Imperial College talk on Northvolt Giga-scale Li-ion manufacturing
The Northvolt story so far, and what will happen next
On 10 December 2019 I was invited to Imperial College London to give a talk on Northvolt’s progress so far, and what’s in store for the future. The title was Giga-Scale European Li-ion Manufacture: Bold bets, deep analytics, sustainable by design. The session was jointly hosted by Energy Futures Lab and Dyson School of Design Engineering. The recording is available on YouTube.
Description
Energy Futures Lab and the Dyson School of Design Engineering present a lecture from Marcus Ulmefors a Data Scientist focussed on battery modeling at Northvolt.

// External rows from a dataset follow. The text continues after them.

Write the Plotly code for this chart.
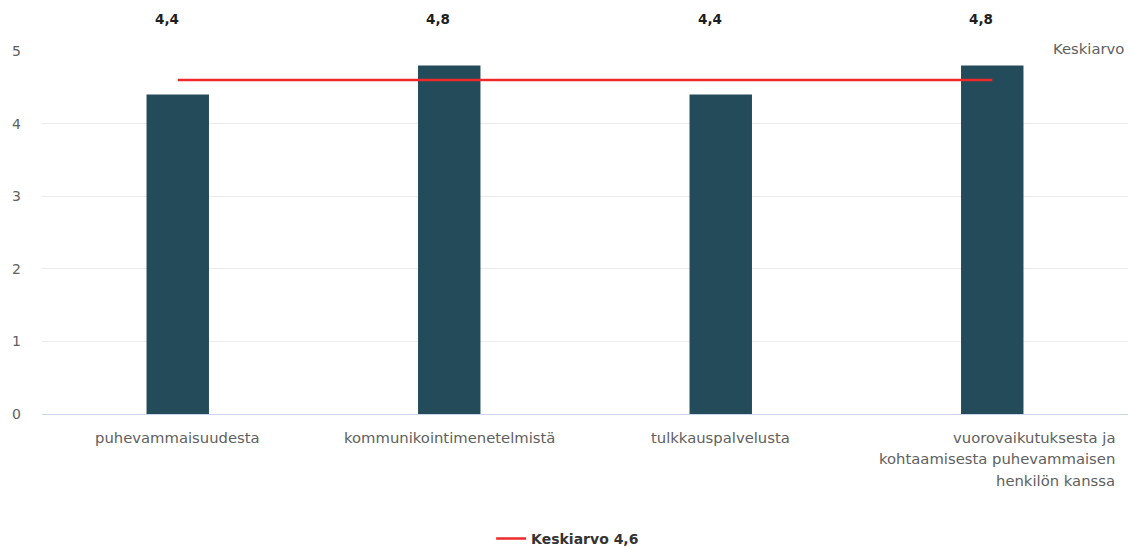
import plotly.graph_objects as go

# Topics and their average scores
categories = [
    "puhevammaisuudesta",
    "kommunikointimenetelmistä",
    "tulkkauspalvelusta",
    "vuorovaikutuksesta ja<br>kohtaamisesta puhevammaisen<br>henkilön kanssa",
]
scores = [4.4, 4.8, 4.4, 4.8]
mean_score = 4.6
y_ticks = [0, 1, 2, 3, 4, 5]

BAR = "#244b5a"
RED = "#ee2a2a"
GREY = "#606060"
FONT = "DejaVu Sans, Verdana, sans-serif"
LABEL_SIZE = 14.8
LINE_GAP = 21.5


def fi(v):
    return f"{v:.1f}".replace(".", ",")


x_idx = list(range(len(categories)))

fig = go.Figure()
fig.add_bar(
    x=x_idx, y=scores, width=0.23, marker=dict(color=BAR, line=dict(width=0)),
    showlegend=False, hoverinfo="y",
)
fig.add_scatter(
    x=[x_idx[0], x_idx[-1]], y=[mean_score, mean_score], mode="lines",
    line=dict(color=RED, width=2.5), name=f"<b>Keskiarvo {fi(mean_score)}</b>",
)

annotations = []
# value labels along the top
for i, v in zip(x_idx, scores):
    annotations.append(dict(
        x=i, y=1.0, xref="x", yref="paper", yshift=42, xshift=-11,
        text=f"<b>{fi(v)}</b>",
        showarrow=False, font=dict(size=13.5, color="#1e1e1e", family=FONT),
    ))
# category labels below the axis; the wrapped one is right-aligned line by line
for i, c in zip(x_idx, categories):
    lines = c.split("<br>")
    multi = len(lines) > 1
    for k, line in enumerate(lines):
        annotations.append(dict(
            x=i, y=0, xref="x", yref="paper", yshift=-23 - k * LINE_GAP,
            xshift=125 if multi else 0, xanchor="right" if multi else "center",
            text=line, showarrow=False, yanchor="middle",
            font=dict(size=LABEL_SIZE, color=GREY, family=FONT),
        ))
annotations.append(dict(
    x=1.0, y=5, xref="paper", yref="y", xanchor="right", yanchor="middle",
    yshift=3, xshift=-2, text="Keskiarvo", showarrow=False,
    font=dict(size=LABEL_SIZE, color=GREY, family=FONT),
))

fig.update_layout(
    width=1139, height=548,
    margin=dict(l=42, r=11, t=51, b=134, autoexpand=False),
    plot_bgcolor="white", paper_bgcolor="white",
    font=dict(family=FONT, size=13.5, color=GREY),
    xaxis=dict(
        range=[-0.5, len(categories) - 0.5], showticklabels=False,
        showgrid=False, zeroline=False, showline=False, ticks="",
    ),
    yaxis=dict(
        range=[0, 5], tickvals=y_ticks, ticktext=[str(t) for t in y_ticks],
        showgrid=True, gridcolor="#ebebeb", gridwidth=1,
        zeroline=True, zerolinecolor="#ccd6eb", zerolinewidth=1.2,
        showline=False, ticks="", ticklabelstandoff=20,
        tickfont=dict(size=14, color=GREY),
    ),
    legend=dict(
        orientation="h", x=0.484, xanchor="center", y=-0.30, yanchor="top",
        font=dict(size=14, color="#333333"),
    ),
    annotations=annotations,
)

fig.write_html("out.html")
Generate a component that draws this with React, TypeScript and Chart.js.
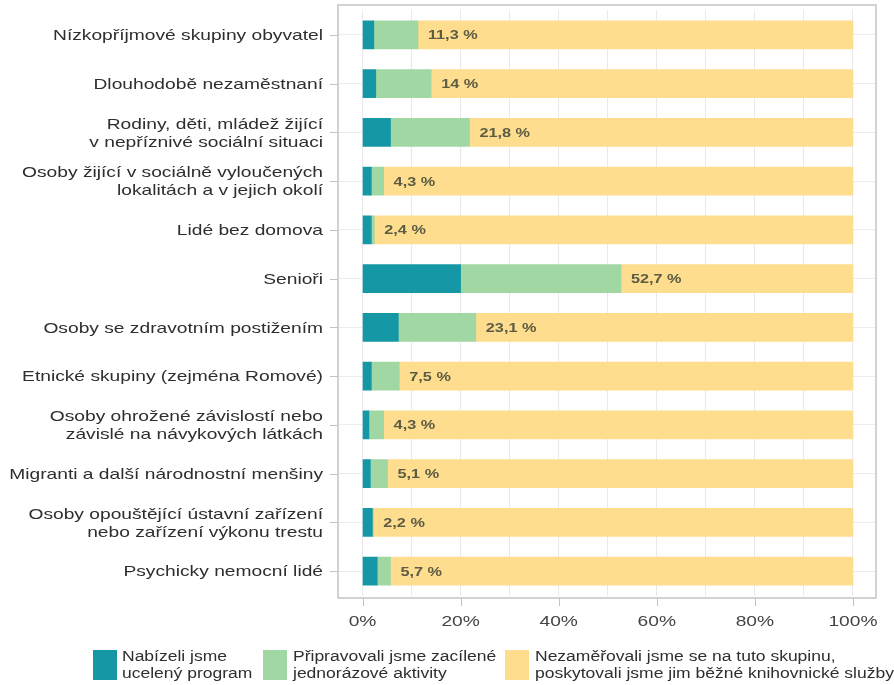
import React, { useEffect, useRef } from "react";
import { Chart, registerables } from "chart.js";

Chart.register(...registerables);

const categories: string[][] = [
  ["Nízkopříjmové skupiny obyvatel"],
  ["Dlouhodobě nezaměstnaní"],
  ["Rodiny, děti, mládež žijící", "v nepříznivé sociální situaci"],
  ["Osoby žijící v sociálně vyloučených", "lokalitách a v jejich okolí"],
  ["Lidé bez domova"],
  ["Senioři"],
  ["Osoby se zdravotním postižením"],
  ["Etnické skupiny (zejména Romové)"],
  ["Osoby ohrožené závislostí nebo", "závislé na návykových látkách"],
  ["Migranti a další národnostní menšiny"],
  ["Osoby opouštějící ústavní zařízení", "nebo zařízení výkonu trestu"],
  ["Psychicky nemocní lidé"],
];

const programValues = [2.3, 2.7, 5.7, 1.8, 1.8, 20.0, 7.3, 1.8, 1.3, 1.6, 2.0, 3.0];
const activityValues = [9.0, 11.3, 16.1, 2.5, 0.6, 32.7, 15.8, 5.7, 3.0, 3.5, 0.2, 2.7];
const totalLabels = [11.3, 14, 21.8, 4.3, 2.4, 52.7, 23.1, 7.5, 4.3, 5.1, 2.2, 5.7];
const otherValues = totalLabels.map((t) => 100 - t);

const seriesNames = [
  ["Nabízeli jsme", "ucelený program"],
  ["Připravovali jsme zacílené", "jednorázové aktivity"],
  ["Nezaměřovali jsme se na tuto skupinu,", "poskytovali jsme jim běžné knihovnické služby"],
];
const colors = ["#1597a6", "#a1d7a3", "#fedd8e"];
const xTickValues = [0, 10, 20, 30, 40, 50, 60, 70, 80, 90, 100];
const xLabelValues = [0, 20, 40, 60, 80, 100];

const FONT = "'Liberation Sans', Arial, sans-serif";
const STRETCH = 1.28;

function stretchedText(ctx: any, text: string, x: number, y: number, align: string, sx: number) {
  ctx.save();
  ctx.translate(x, y);
  ctx.scale(sx, 1);
  ctx.textAlign = align;
  ctx.fillText(text, 0, 0);
  ctx.restore();
}

function boxOf(chart: any) {
  const a = chart.chartArea;
  return { left: a.left, right: a.right, top: a.top - 5.5, bottom: a.bottom + 2.5 };
}

const boxPlugin = {
  id: "box",
  afterDatasetsDraw(chart: any) {
    const { ctx } = chart;
    const b = boxOf(chart);
    const xs = chart.scales.x;
    const ys = chart.scales.y;
    ctx.save();
    ctx.strokeStyle = "#c4c4c4";
    ctx.lineWidth = 1.5;
    ctx.strokeRect(b.left, b.top, b.right - b.left, b.bottom - b.top);
    ctx.lineWidth = 1;
    ctx.beginPath();
    xLabelValues.forEach((v) => {
      const x = Math.round(xs.getPixelForValue(v)) + 0.5;
      ctx.moveTo(x, b.bottom);
      ctx.lineTo(x, b.bottom + 8);
    });
    categories.forEach((_, i) => {
      const y = Math.round(ys.getPixelForValue(i)) + 0.5;
      ctx.moveTo(b.left - 8, y);
      ctx.lineTo(b.left, y);
    });
    ctx.stroke();
    ctx.restore();
  },
};

const axisLabelPlugin = {
  id: "axisLabels",
  afterDraw(chart: any) {
    const { ctx } = chart;
    const xs = chart.scales.x;
    const ys = chart.scales.y;
    const b = boxOf(chart);
    ctx.save();
    ctx.textBaseline = "middle";
    ctx.font = `15px ${FONT}`;
    ctx.fillStyle = "#2e2e2e";
    categories.forEach((lines, i) => {
      const yc = ys.getPixelForValue(i);
      const lh = 18;
      const start = yc - ((lines.length - 1) * lh) / 2;
      lines.forEach((ln, j) => stretchedText(ctx, ln, b.left - 15, start + j * lh + 1, "right", STRETCH));
    });
    ctx.fillStyle = "#444444";
    xLabelValues.forEach((v) => {
      stretchedText(ctx, v + "%", xs.getPixelForValue(v), b.bottom + 24, "center", STRETCH);
    });
    ctx.restore();
  },
};

const valueLabelPlugin = {
  id: "valueLabels",
  afterDatasetsDraw(chart: any) {
    const { ctx } = chart;
    const meta = chart.getDatasetMeta(1);
    ctx.save();
    ctx.font = `bold 13px ${FONT}`;
    ctx.fillStyle = "#5c5c44";
    ctx.textBaseline = "middle";
    meta.data.forEach((bar: any, i: number) => {
      const txt = String(totalLabels[i]).replace(".", ",") + " %";
      stretchedText(ctx, txt, bar.x + 10, bar.y + 1, "left", 1.25);
    });
    ctx.restore();
  },
};

const legendPlugin = {
  id: "customLegend",
  afterDraw(chart: any) {
    const { ctx } = chart;
    const items = [
      { box: 93, text: 122 },
      { box: 263, text: 293 },
      { box: 505, text: 535 },
    ];
    ctx.save();
    ctx.font = `14px ${FONT}`;
    ctx.textBaseline = "middle";
    items.forEach((it, i) => {
      ctx.fillStyle = colors[i];
      ctx.fillRect(it.box, 650, 24, 30);
      ctx.fillStyle = "#2e2e2e";
      stretchedText(ctx, seriesNames[i][0], it.text, 657, "left", 1.25);
      stretchedText(ctx, seriesNames[i][1], it.text, 674, "left", 1.25);
    });
    ctx.restore();
  },
};

export default function App() {
  const ref = useRef<HTMLCanvasElement>(null);
  useEffect(() => {
    document.body.style.margin = "0";
    const chart = new Chart(ref.current!, {
      type: "bar",
      data: {
        labels: categories.map((c) => c.join(" ")),
        datasets: [
          { label: seriesNames[0].join(" "), data: programValues, backgroundColor: colors[0] },
          { label: seriesNames[1].join(" "), data: activityValues, backgroundColor: colors[1] },
          { label: seriesNames[2].join(" "), data: otherValues, backgroundColor: colors[2] },
        ],
      },
      options: {
        indexAxis: "y",
        animation: false,
        responsive: false,
        maintainAspectRatio: false,
        datasets: { bar: { barThickness: 28, borderWidth: 0 } },
        layout: { padding: { top: 10.5, right: 18, left: 0, bottom: 0 } },
        plugins: { legend: { display: false }, tooltip: { enabled: false } },
        scales: {
          x: {
            stacked: true,
            min: -5,
            max: 104.7,
            afterBuildTicks: (scale: any) => {
              scale.ticks = xTickValues.map((v) => ({ value: v }));
            },
            afterFit: (scale: any) => {
              scale.height = 89.5;
            },
            border: { display: false },
            grid: { color: "#e9e9e9", lineWidth: 1, drawTicks: false },
            ticks: { display: false },
          },
          y: {
            stacked: true,
            afterFit: (scale: any) => {
              scale.width = 338;
            },
            border: { display: false },
            grid: { offset: false, color: "#ececec", drawTicks: false },
            ticks: { display: false },
          },
        },
      },
      plugins: [boxPlugin, valueLabelPlugin, axisLabelPlugin, legendPlugin],
    });
    return () => chart.destroy();
  }, []);
  return (
    <div style={{ width: 894, height: 685 }}>
      <canvas ref={ref} width={894} height={685} style={{ width: 894, height: 685, display: "block" }} />
    </div>
  );
}
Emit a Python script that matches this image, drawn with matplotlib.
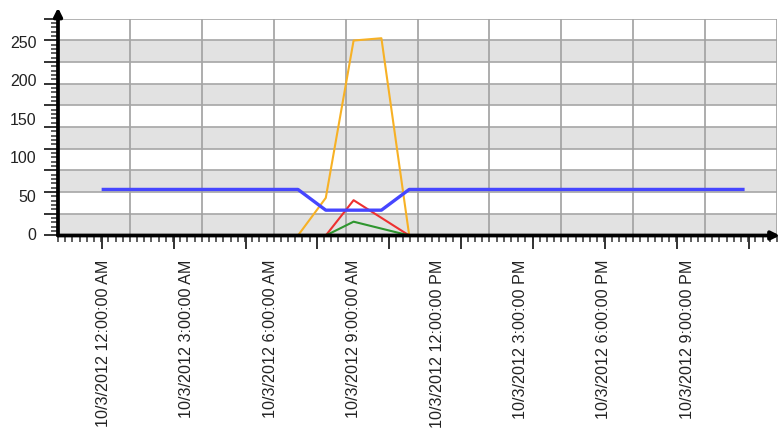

Does Europe need a homegrown Li-ion Gigafactory? We believe it does. With the dramatic increase of renewable energy deployment and electric vehicle production, the timing is perfect for Giga-scale Li-ion manufacture in Europe. In fact, with the current global outlook, we cannot move quickly enough.
This talk will explain the rationale behind Northvolt (founded 2016), its approach on Li-ion technology, sustainable manufacture, digitalization, and recycling. During fall 2019, Northvolt started construction of its first factory with final potential manufacture capacity of 40 GWh/year in Skellefteå, Sweden. In parallel, a joint venture with Volkswagen has been announced to build a second factory in Germany.
Marcus Ulmefors graduated from Imperial College (MEng in Mechanical Engineering) in 2012 and now works with Data Science and Battery Modeling at Northvolt in Stockholm. Prior to this role, the most recent activity was large fleet Li-ion battery analysis of connected off-grid Solar Home Systems in East Africa.
Marcus combines engineering experience of energy system technologies (batteries, solar, wind, ocean waves, nuclear fission) with professional experience in data science, machine learning and software development in applying both theoretical and data-driven methods to the study of Li-ion behaviour.